Too many secondary schools in the Midlands and the north of England are “languishing in mediocrity” the head of Ofsted has said.
About a third of secondary schools in the areas attended by over 400,000 children are not good enough, according to the watchdog’s annual report on education standards.
However, there has been greater improvement in the South of England, where 79 per cent of schools are now good or outstanding, compared to the North and Midlands, where just 68 per cent of secondary schools met the standard.
Chief inspector Sir Michael Wilshaw said some schools had “failed miserably year after year after year” adding that the problem could not be down to deprivation, since primary schools fared much better.
“This gap is a worrying one. We don’t want to see a divided country after the age of 11. We’ve seen a significant difference in the quality of teaching between the South and the midlands and the North, a significant difference in terms of the quality of leadership… and we need to worry about this as a nation,” he added.
“The mediocrity in secondary performance should be a national concern – and the mediocrity is residing mainly, but not exclusively, in the midlands and north of England.
“If the ‘northern powerhouse’ is going to mean something, then we’ve got to improve educational performance in our secondary schools north of the Wash.”

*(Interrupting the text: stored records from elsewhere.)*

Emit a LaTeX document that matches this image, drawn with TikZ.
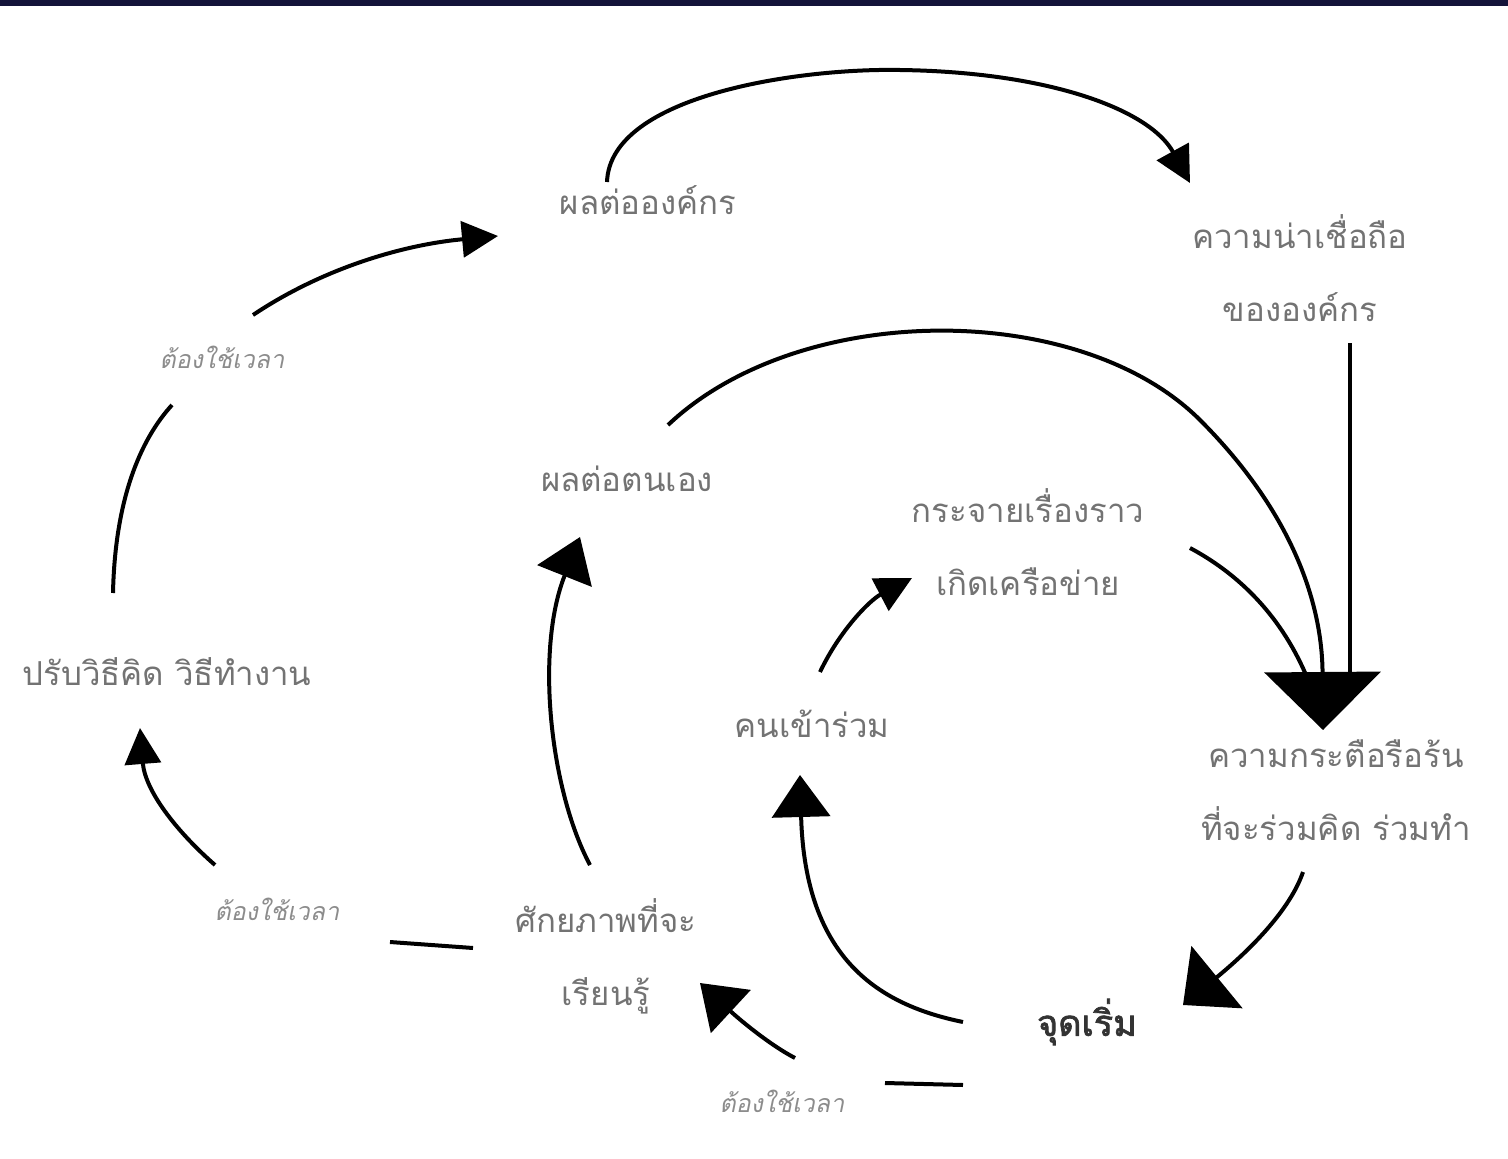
\documentclass[tikz,border=0pt]{standalone}
\usepackage{fontspec}
\usetikzlibrary{arrows.meta}
\newfontfamily\thai[Script=Thai]{Loma}
\newfontfamily\thaiit[Script=Thai,FakeSlant=0.2]{Loma}
\newfontfamily\thaibf[Script=Thai,FakeBold=2]{Loma}
\definecolor{navy}{HTML}{14143A}
\definecolor{txt}{HTML}{737373}
\definecolor{tlbl}{HTML}{8C8C8C}
\begin{document}
\begin{tikzpicture}[x=1pt,y=-1pt,
  lbl/.style={text=txt,font=\thai\fontsize{33}{73}\selectfont,align=center,inner sep=0pt},
  tlabel/.style={text=tlbl,font=\thaiit\fontsize{25}{28}\selectfont,inner sep=0pt},
  startlbl/.style={text=black!80,font=\thaibf\fontsize{36}{40}\selectfont,inner sep=0pt},
  conn/.style={line width=4pt,draw=black},
  tipS/.style={-{Triangle[length=36pt,width=36pt]}},
  tipM/.style={-{Triangle[length=42pt,width=58pt]}},
  tipL/.style={-{Triangle[length=58pt,width=116pt]}},
  tipD/.style={-{Triangle[length=44pt,width=80pt]}}]
\useasboundingbox (0,0) rectangle (1508,1159);
\fill[navy] (0,0) rectangle (1508,6);
% nodes
\node[lbl] (org) at (648,200) {ผลต่อองค์กร};
\node[lbl] (cred) at (1300,268) {ความน่าเชื่อถือ\\ขององค์กร};
\node[lbl] (self) at (627,479) {ผลต่อตนเอง};
\node[lbl] (spread) at (1028,542) {กระจายเรื่องราว\\เกิดเครือข่าย};
\node[lbl] (adapt) at (167,672) {ปรับวิธีคิด วิธีทำงาน};
\node[lbl] (join) at (812,724) {คนเข้าร่วม};
\node[lbl] (enth) at (1336,790) {ความกระตือรือร้น\\ที่จะร่วมคิด ร่วมทำ};
\node[lbl] (pot) at (606,956) {ศักยภาพที่จะ\\เรียนรู้};
\node[startlbl] (start) at (1087,1022) {จุดเริ่ม};
\node[tlabel] (t1) at (222,357) {ต้องใช้เวลา};
\node[tlabel] (t2) at (277,909) {ต้องใช้เวลา};
\node[tlabel] (t3) at (782,1101) {ต้องใช้เวลา};
% coordinates for connector ends
\coordinate (orgTop) at (607,182);
\coordinate (credIn) at (1190,183);
\coordinate (credOut) at (1350,343);
\coordinate (enthTop) at (1323,730);
\coordinate (selfOut) at (668,425);
\coordinate (spreadOut) at (1190,548);
\coordinate (enthOut) at (1303,872);
\coordinate (startIn) at (1183,1005);
\coordinate (startL) at (963,1022);
\coordinate (joinIn) at (800,775);
\coordinate (startB) at (963,1085);
\coordinate (potIn) at (700,983);
\coordinate (joinOut) at (820,672);
\coordinate (spreadIn) at (912,578);
\coordinate (potTop) at (590,865);
\coordinate (selfIn) at (580,537);
\coordinate (potL) at (473,948);
\coordinate (adaptIn) at (140,728);
\coordinate (adaptTop) at (113,593);
\coordinate (orgIn) at (498,236);
% connectors
\draw[conn,tipS] (orgTop) .. controls (610,95) and (800,68) .. (900,70)
   .. controls (1050,72) and (1150,110) .. (credIn);
\draw[conn] (credOut) -- (1350,690);
\draw[conn] (spreadOut) .. controls (1250,580) and (1290,630) .. (1312,690);
\draw[conn,tipL] (selfOut) .. controls (800,300) and (1080,300) .. (1200,420)
   .. controls (1290,510) and (1322,600) .. (enthTop);
\draw[conn,tipD] (enthOut) .. controls (1290,910) and (1250,950) .. (startIn);
\draw[conn,tipM] (startL) .. controls (880,1005) and (805,960) .. (joinIn);
\draw[conn,tipM] (startB) -- (885,1083) (795,1058) .. controls (770,1045) and (740,1020) .. (potIn);
\draw[conn,tipS] (joinOut) .. controls (840,630) and (870,600) .. (spreadIn);
\draw[conn,tipM] (potTop) .. controls (550,790) and (535,650) .. (selfIn);
\draw[conn,tipS] (potL) -- (390,942) (215,865) .. controls (175,830) and (145,790) .. (adaptIn);
\draw[conn,tipS] (adaptTop) .. controls (115,500) and (140,440) .. (172,405)
   (253,315) .. controls (320,270) and (400,245) .. (orgIn);
\end{tikzpicture}
\end{document}
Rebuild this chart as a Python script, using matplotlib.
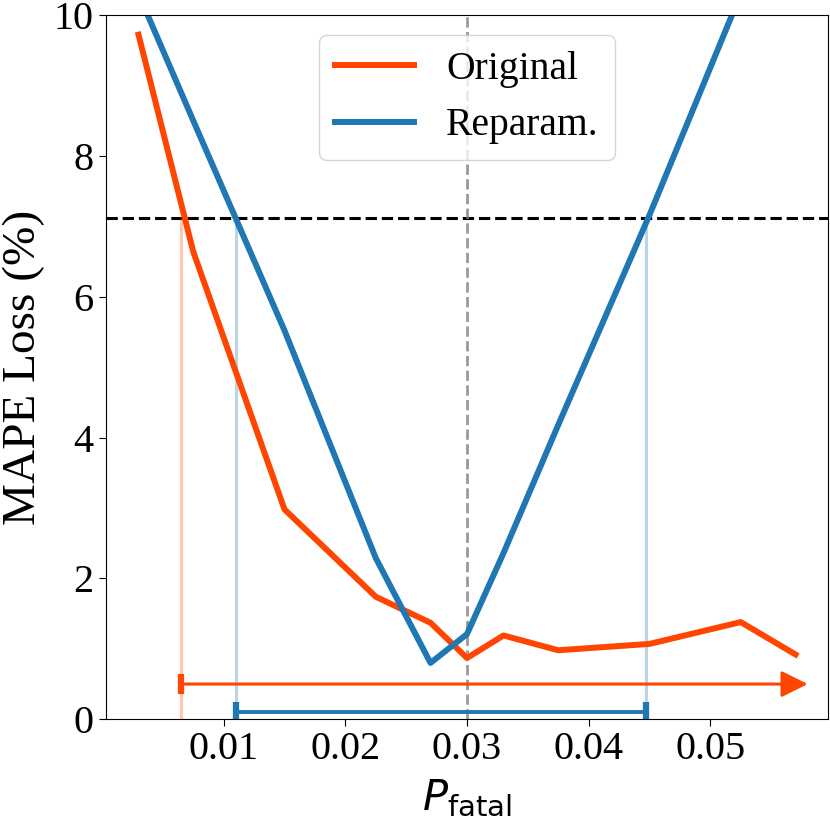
import numpy as np
import matplotlib
matplotlib.use("Agg")
import matplotlib.pyplot as plt

plt.rcParams['font.family'] = ['Liberation Serif', 'DejaVu Serif']
plt.rcParams['mathtext.fontset'] = 'dejavusans'

# Data
p_fatal = [0.003, 0.0075, 0.015, 0.0225, 0.027, 0.030, 0.033, 0.0375, 0.045, 0.0525, 0.057]
loss_original = [9.72, 6.64, 2.98, 1.74, 1.37, 0.87, 1.19, 0.98, 1.07, 1.38, 0.92]
loss_reparam = [10.3, 8.5, 5.52, 2.29, 0.80, 1.21, 2.36, 4.18, 7.16, 10.3, 12.0]

threshold = 7.12
p_true = 0.03
orig_lo, orig_hi = 0.00647, 0.0580  # original interval (open to the right)
rep_lo, rep_hi = 0.01098, 0.04473

c_orig = '#FF4500'
c_rep = '#1f77b4'

fig = plt.figure(figsize=(8.3, 8.24), dpi=100)
ax = fig.add_axes([0.1273, 0.1271, 0.8707, 0.8547])

ax.plot(p_fatal, loss_original, color=c_orig, lw=4.3, label='Original')
ax.plot(p_fatal, loss_reparam, color=c_rep, lw=4.3, label='Reparam.')

ax.axhline(threshold, color='black', ls='--', lw=2.2, zorder=1)
ax.axvline(p_true, color='gray', ls='--', lw=2, alpha=0.8, zorder=1)

# crossings with the threshold
ax.vlines([orig_lo], 0, threshold, color=c_orig, alpha=0.3, lw=2.2, zorder=1)
ax.vlines([rep_lo, rep_hi], 0, threshold, color=c_rep, alpha=0.3, lw=2.2, zorder=1)

# intervals
ax.annotate('', xy=(orig_hi, 0.5), xytext=(orig_lo, 0.5),
            arrowprops=dict(arrowstyle='-|>', color=c_orig, lw=2.2,
                            mutation_scale=40, shrinkA=0, shrinkB=0))
ax.plot([orig_lo], [0.5], marker='|', ms=14, mew=4.5, color=c_orig)
ax.plot([rep_lo, rep_hi], [0.1, 0.1], color=c_rep, lw=2.8)
ax.plot([rep_lo, rep_hi], [0.1, 0.1], ls='none', marker='|', ms=14, mew=4.5, color=c_rep)

ax.set_xlim(0.0003, 0.0597)
ax.set_ylim(0, 10)
ax.set_xticks([0.01, 0.02, 0.03, 0.04, 0.05])
ax.set_yticks([0, 2, 4, 6, 8, 10])
ax.tick_params(labelsize=29, length=5)

ax.set_xlabel(r'$P_{\mathrm{fatal}}$', fontsize=30, labelpad=7)
ax.set_ylabel('MAPE Loss (%)', fontsize=34, labelpad=6)

ax.legend(loc='upper center', fontsize=28.5)

fig.savefig('out.png', dpi=100)
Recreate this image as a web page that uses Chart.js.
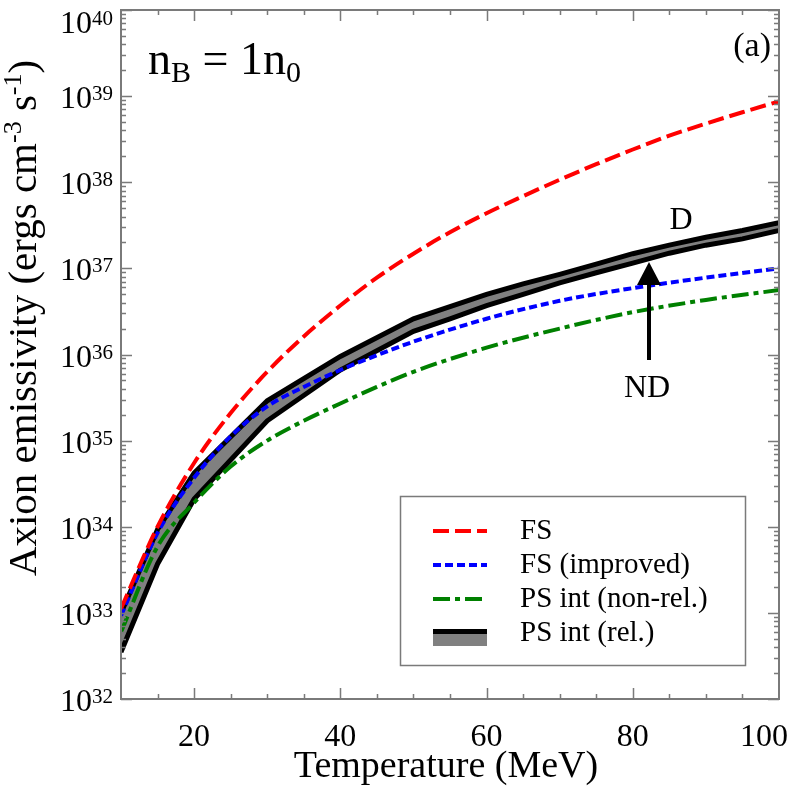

Compared to secondary school children in the South, those in the North and Midlands on average made less progress in English and maths, perform worse at GCSE and attain fewer top grades at A-level, he highlighted.
“If left unaddressed the consequences will be profound. Our society, our future prosperity and development rely on the better education of our children. As things stand, too many secondary schools in the North and Midlands are failing to equip young people with the skills and knowledge they and the country need.”